| INSTRUCTION |
Leave out every picture, then transcribe the rest of the listing exactly.
= = = = = = =
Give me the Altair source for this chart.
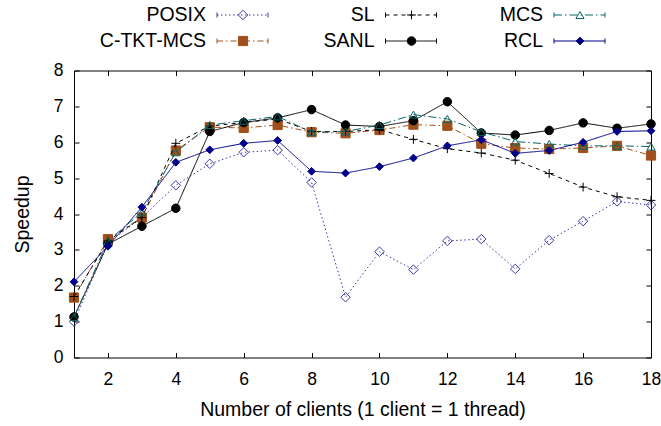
import altair as alt
import pandas as pd

# ---------------- data ----------------
clients = list(range(1, 19))
series_names = ["POSIX", "C-TKT-MCS", "SL", "SANL", "MCS", "RCL"]

posix = [1.00, 3.20, 3.90, 4.80, 5.40, 5.72, 5.78, 4.88, 1.68, 2.95, 2.45, 3.25, 3.30, 2.47, 3.27, 3.80, 4.35, 4.25]
ctkt = [1.67, 3.30, 3.90, 5.77, 6.42, 6.40, 6.48, 6.28, 6.25, 6.34, 6.49, 6.46, 5.96, 5.84, 5.81, 5.84, 5.90, 5.63]
sl = [1.70, 3.25, 3.90, 5.97, 6.45, 6.55, 6.65, 6.30, 6.30, 6.35, 6.08, 5.82, 5.70, 5.50, 5.13, 4.75, 4.48, 4.38]
sanl = [1.13, 3.16, 3.66, 4.16, 6.30, 6.55, 6.68, 6.91, 6.48, 6.44, 6.60, 7.13, 6.26, 6.20, 6.33, 6.54, 6.39, 6.51]
mcs = [1.13, 3.25, 4.05, 5.72, 6.48, 6.60, 6.72, 6.28, 6.30, 6.48, 6.77, 6.65, 6.29, 6.02, 5.95, 5.90, 5.90, 5.88]
rcl = [2.11, 3.10, 4.19, 5.44, 5.79, 5.97, 6.05, 5.19, 5.14, 5.32, 5.56, 5.90, 6.07, 5.69, 5.77, 6.00, 6.30, 6.32]

values = {"POSIX": posix, "C-TKT-MCS": ctkt, "SL": sl, "SANL": sanl, "MCS": mcs, "RCL": rcl}

x_ticks = list(range(2, 19, 2))
y_ticks = list(range(0, 9))

# ---------------- styles ----------------
colors = ["#3a3aa8", "#a0501a", "#000000", "#000000", "#0a6464", "#00008b"]
fills = ["transparent", "#a0501a", "transparent", "#000000", "transparent", "#00008b"]
shapes = ["diamond", "square", "M-1,0H1M0,-1V1", "circle", "triangle-up", "diamond"]
sizes = [90, 60, 90, 165, 70, 90]
dashes = [[1.5, 2.5], [6, 3, 1.5, 3], [4, 4], [1, 0], [8, 3, 1.5, 3], [1, 0]]

FONT = "Liberation Sans"
W, H = 577, 287

rows = []
for s in series_names:
    for c, v in zip(clients, values[s]):
        rows.append({"series": s, "clients": c, "speedup": v})
df = pd.DataFrame(rows)

color_scale = alt.Scale(domain=series_names, range=colors)
fill_scale = alt.Scale(domain=series_names, range=fills)
shape_scale = alt.Scale(domain=series_names, range=shapes)
size_scale = alt.Scale(domain=series_names, range=sizes)
dash_scale = alt.Scale(domain=series_names, range=dashes)

xs = alt.Scale(domain=[1, 18], nice=False, zero=False)
ys = alt.Scale(domain=[0, 8], nice=False, zero=True)


def X(axis=None):
    return alt.X("clients:Q", scale=xs, axis=axis)


def Y(axis=None):
    return alt.Y("speedup:Q", scale=ys, axis=axis)


base = alt.Chart(df)

# axes layers
ax_main = base.mark_point(opacity=0).encode(
    x=X(alt.Axis(values=x_ticks, ticks=False, tickSize=0, domain=False, grid=False,
                 labelFont=FONT, labelFontSize=17.5, labelColor="black", labelPadding=13,
                 labelFlush=False,
                 title="Number of clients (1 client = 1 thread)", titleFont=FONT,
                 titleFontSize=19.5, titleFontWeight="normal", titleColor="black",
                 titlePadding=12)),
    y=Y(alt.Axis(values=y_ticks, ticks=False, tickSize=0, domain=False, grid=False,
                 labelFont=FONT, labelFontSize=17.5, labelColor="black", labelPadding=11,
                 labelFlush=False,
                 title="Speedup", titleFont=FONT, titleFontSize=19.5,
                 titleFontWeight="normal", titleColor="black", titlePadding=21)),
)
ax_in1 = base.mark_point(opacity=0).encode(
    x=X(alt.Axis(orient="top", offset=-H, values=x_ticks, labels=False, domain=False,
                 grid=False, ticks=True, tickSize=5, tickColor="black", title=None)),
    y=Y(alt.Axis(orient="right", offset=-W, values=y_ticks, labels=False, domain=False,
                 grid=False, ticks=True, tickSize=5, tickColor="black", title=None)),
)
ax_in2 = base.mark_point(opacity=0).encode(
    x=X(alt.Axis(orient="bottom", offset=-H, values=x_ticks, labels=False, domain=False,
                 grid=False, ticks=True, tickSize=5, tickColor="black", title=None)),
    y=Y(alt.Axis(orient="left", offset=-W, values=y_ticks, labels=False, domain=False,
                 grid=False, ticks=True, tickSize=5, tickColor="black", title=None)),
)

series_layers = []
for s in series_names:
    sub = base.transform_filter(alt.datum.series == s)
    line = sub.mark_line(strokeWidth=1).encode(
        x=X(), y=Y(),
        color=alt.Color("series:N", scale=color_scale, legend=None),
        strokeDash=alt.StrokeDash("series:N", scale=dash_scale, legend=None),
    )
    pts = sub.mark_point(opacity=1, strokeWidth=1, filled=True).encode(
        x=X(), y=Y(),
        stroke=alt.Stroke("series:N", scale=color_scale, legend=None),
        fill=alt.Fill("series:N", scale=fill_scale, legend=None),
        shape=alt.Shape("series:N", scale=shape_scale, legend=None),
        size=alt.Size("series:N", scale=size_scale, legend=None),
    )
    series_layers += [line, pts]

main = alt.layer(ax_main, ax_in1, ax_in2, *series_layers).resolve_axis(
    x="independent", y="independent")

# ---------------- custom key (gnuplot style) ----------------
leg_df = pd.DataFrame({
    "series": series_names,
    "col": [i // 2 for i in range(len(series_names))],
    "row": [i % 2 for i in range(len(series_names))],
})
lbase = alt.Chart(leg_df)
LX = alt.X("col:Q", scale=alt.Scale(domain=[0, 2], range=[132, 469]), axis=None)
LY = alt.Y("row:Q", scale=alt.Scale(domain=[0, 1], range=[-55.5, -29.5]), axis=None)

leg_text = lbase.mark_text(align="right", baseline="middle", font=FONT, fontSize=19.5,
                           color="black").encode(x=LX, y=LY, text="series:N")
leg_line = lbase.mark_rule(strokeWidth=1, xOffset=11, x2Offset=62).encode(
    x=LX, x2=alt.X2("col:Q"), y=LY,
    color=alt.Color("series:N", scale=color_scale, legend=None),
    strokeDash=alt.StrokeDash("series:N", scale=dash_scale, legend=None),
)
cap_l = lbase.mark_point(shape="M0,-1V1", size=25, xOffset=11, opacity=1,
                         strokeWidth=1, filled=False).encode(
    x=LX, y=LY, stroke=alt.Stroke("series:N", scale=color_scale, legend=None))
cap_r = lbase.mark_point(shape="M0,-1V1", size=25, xOffset=62, opacity=1,
                         strokeWidth=1, filled=False).encode(
    x=LX, y=LY, stroke=alt.Stroke("series:N", scale=color_scale, legend=None))
leg_pt = lbase.mark_point(opacity=1, strokeWidth=1, filled=True, xOffset=37).encode(
    x=LX, y=LY,
    stroke=alt.Stroke("series:N", scale=color_scale, legend=None),
    fill=alt.Fill("series:N", scale=fill_scale, legend=None),
    shape=alt.Shape("series:N", scale=shape_scale, legend=None),
    size=alt.Size("series:N", scale=size_scale, legend=None),
)
legend = alt.layer(leg_text, leg_line, cap_l, cap_r, leg_pt)

chart = alt.layer(main, legend).resolve_scale(
    x="independent", y="independent"
).properties(
    width=W, height=H,
    autosize=alt.AutoSizeParams(type="none"),
    padding={"left": 74, "top": 70.5, "right": 10, "bottom": 68.5},
).configure_view(stroke="black", strokeWidth=1).configure_axis(grid=False)

chart.save("out.html", embed_options={"renderer": "svg", "actions": False})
= = = = = = =
| THE COMPLETED TASK |
Give me the Altair source for this chart.
import altair as alt
import pandas as pd

# ---------------- data ----------------
clients = list(range(1, 19))
series_names = ["POSIX", "C-TKT-MCS", "SL", "SANL", "MCS", "RCL"]

posix = [1.00, 3.20, 3.90, 4.80, 5.40, 5.72, 5.78, 4.88, 1.68, 2.95, 2.45, 3.25, 3.30, 2.47, 3.27, 3.80, 4.35, 4.25]
ctkt = [1.67, 3.30, 3.90, 5.77, 6.42, 6.40, 6.48, 6.28, 6.25, 6.34, 6.49, 6.46, 5.96, 5.84, 5.81, 5.84, 5.90, 5.63]
sl = [1.70, 3.25, 3.90, 5.97, 6.45, 6.55, 6.65, 6.30, 6.30, 6.35, 6.08, 5.82, 5.70, 5.50, 5.13, 4.75, 4.48, 4.38]
sanl = [1.13, 3.16, 3.66, 4.16, 6.30, 6.55, 6.68, 6.91, 6.48, 6.44, 6.60, 7.13, 6.26, 6.20, 6.33, 6.54, 6.39, 6.51]
mcs = [1.13, 3.25, 4.05, 5.72, 6.48, 6.60, 6.72, 6.28, 6.30, 6.48, 6.77, 6.65, 6.29, 6.02, 5.95, 5.90, 5.90, 5.88]
rcl = [2.11, 3.10, 4.19, 5.44, 5.79, 5.97, 6.05, 5.19, 5.14, 5.32, 5.56, 5.90, 6.07, 5.69, 5.77, 6.00, 6.30, 6.32]

values = {"POSIX": posix, "C-TKT-MCS": ctkt, "SL": sl, "SANL": sanl, "MCS": mcs, "RCL": rcl}

x_ticks = list(range(2, 19, 2))
y_ticks = list(range(0, 9))

# ---------------- styles ----------------
colors = ["#3a3aa8", "#a0501a", "#000000", "#000000", "#0a6464", "#00008b"]
fills = ["transparent", "#a0501a", "transparent", "#000000", "transparent", "#00008b"]
shapes = ["diamond", "square", "M-1,0H1M0,-1V1", "circle", "triangle-up", "diamond"]
sizes = [90, 60, 90, 165, 70, 90]
dashes = [[1.5, 2.5], [6, 3, 1.5, 3], [4, 4], [1, 0], [8, 3, 1.5, 3], [1, 0]]

FONT = "Liberation Sans"
W, H = 577, 287

rows = []
for s in series_names:
    for c, v in zip(clients, values[s]):
        rows.append({"series": s, "clients": c, "speedup": v})
df = pd.DataFrame(rows)

color_scale = alt.Scale(domain=series_names, range=colors)
fill_scale = alt.Scale(domain=series_names, range=fills)
shape_scale = alt.Scale(domain=series_names, range=shapes)
size_scale = alt.Scale(domain=series_names, range=sizes)
dash_scale = alt.Scale(domain=series_names, range=dashes)

xs = alt.Scale(domain=[1, 18], nice=False, zero=False)
ys = alt.Scale(domain=[0, 8], nice=False, zero=True)


def X(axis=None):
    return alt.X("clients:Q", scale=xs, axis=axis)


def Y(axis=None):
    return alt.Y("speedup:Q", scale=ys, axis=axis)


base = alt.Chart(df)

# axes layers
ax_main = base.mark_point(opacity=0).encode(
    x=X(alt.Axis(values=x_ticks, ticks=False, tickSize=0, domain=False, grid=False,
                 labelFont=FONT, labelFontSize=17.5, labelColor="black", labelPadding=13,
                 labelFlush=False,
                 title="Number of clients (1 client = 1 thread)", titleFont=FONT,
                 titleFontSize=19.5, titleFontWeight="normal", titleColor="black",
                 titlePadding=12)),
    y=Y(alt.Axis(values=y_ticks, ticks=False, tickSize=0, domain=False, grid=False,
                 labelFont=FONT, labelFontSize=17.5, labelColor="black", labelPadding=11,
                 labelFlush=False,
                 title="Speedup", titleFont=FONT, titleFontSize=19.5,
                 titleFontWeight="normal", titleColor="black", titlePadding=21)),
)
ax_in1 = base.mark_point(opacity=0).encode(
    x=X(alt.Axis(orient="top", offset=-H, values=x_ticks, labels=False, domain=False,
                 grid=False, ticks=True, tickSize=5, tickColor="black", title=None)),
    y=Y(alt.Axis(orient="right", offset=-W, values=y_ticks, labels=False, domain=False,
                 grid=False, ticks=True, tickSize=5, tickColor="black", title=None)),
)
ax_in2 = base.mark_point(opacity=0).encode(
    x=X(alt.Axis(orient="bottom", offset=-H, values=x_ticks, labels=False, domain=False,
                 grid=False, ticks=True, tickSize=5, tickColor="black", title=None)),
    y=Y(alt.Axis(orient="left", offset=-W, values=y_ticks, labels=False, domain=False,
                 grid=False, ticks=True, tickSize=5, tickColor="black", title=None)),
)

series_layers = []
for s in series_names:
    sub = base.transform_filter(alt.datum.series == s)
    line = sub.mark_line(strokeWidth=1).encode(
        x=X(), y=Y(),
        color=alt.Color("series:N", scale=color_scale, legend=None),
        strokeDash=alt.StrokeDash("series:N", scale=dash_scale, legend=None),
    )
    pts = sub.mark_point(opacity=1, strokeWidth=1, filled=True).encode(
        x=X(), y=Y(),
        stroke=alt.Stroke("series:N", scale=color_scale, legend=None),
        fill=alt.Fill("series:N", scale=fill_scale, legend=None),
        shape=alt.Shape("series:N", scale=shape_scale, legend=None),
        size=alt.Size("series:N", scale=size_scale, legend=None),
    )
    series_layers += [line, pts]

main = alt.layer(ax_main, ax_in1, ax_in2, *series_layers).resolve_axis(
    x="independent", y="independent")

# ---------------- custom key (gnuplot style) ----------------
leg_df = pd.DataFrame({
    "series": series_names,
    "col": [i // 2 for i in range(len(series_names))],
    "row": [i % 2 for i in range(len(series_names))],
})
lbase = alt.Chart(leg_df)
LX = alt.X("col:Q", scale=alt.Scale(domain=[0, 2], range=[132, 469]), axis=None)
LY = alt.Y("row:Q", scale=alt.Scale(domain=[0, 1], range=[-55.5, -29.5]), axis=None)

leg_text = lbase.mark_text(align="right", baseline="middle", font=FONT, fontSize=19.5,
                           color="black").encode(x=LX, y=LY, text="series:N")
leg_line = lbase.mark_rule(strokeWidth=1, xOffset=11, x2Offset=62).encode(
    x=LX, x2=alt.X2("col:Q"), y=LY,
    color=alt.Color("series:N", scale=color_scale, legend=None),
    strokeDash=alt.StrokeDash("series:N", scale=dash_scale, legend=None),
)
cap_l = lbase.mark_point(shape="M0,-1V1", size=25, xOffset=11, opacity=1,
                         strokeWidth=1, filled=False).encode(
    x=LX, y=LY, stroke=alt.Stroke("series:N", scale=color_scale, legend=None))
cap_r = lbase.mark_point(shape="M0,-1V1", size=25, xOffset=62, opacity=1,
                         strokeWidth=1, filled=False).encode(
    x=LX, y=LY, stroke=alt.Stroke("series:N", scale=color_scale, legend=None))
leg_pt = lbase.mark_point(opacity=1, strokeWidth=1, filled=True, xOffset=37).encode(
    x=LX, y=LY,
    stroke=alt.Stroke("series:N", scale=color_scale, legend=None),
    fill=alt.Fill("series:N", scale=fill_scale, legend=None),
    shape=alt.Shape("series:N", scale=shape_scale, legend=None),
    size=alt.Size("series:N", scale=size_scale, legend=None),
)
legend = alt.layer(leg_text, leg_line, cap_l, cap_r, leg_pt)

chart = alt.layer(main, legend).resolve_scale(
    x="independent", y="independent"
).properties(
    width=W, height=H,
    autosize=alt.AutoSizeParams(type="none"),
    padding={"left": 74, "top": 70.5, "right": 10, "bottom": 68.5},
).configure_view(stroke="black", strokeWidth=1).configure_axis(grid=False)

chart.save("out.html", embed_options={"renderer": "svg", "actions": False})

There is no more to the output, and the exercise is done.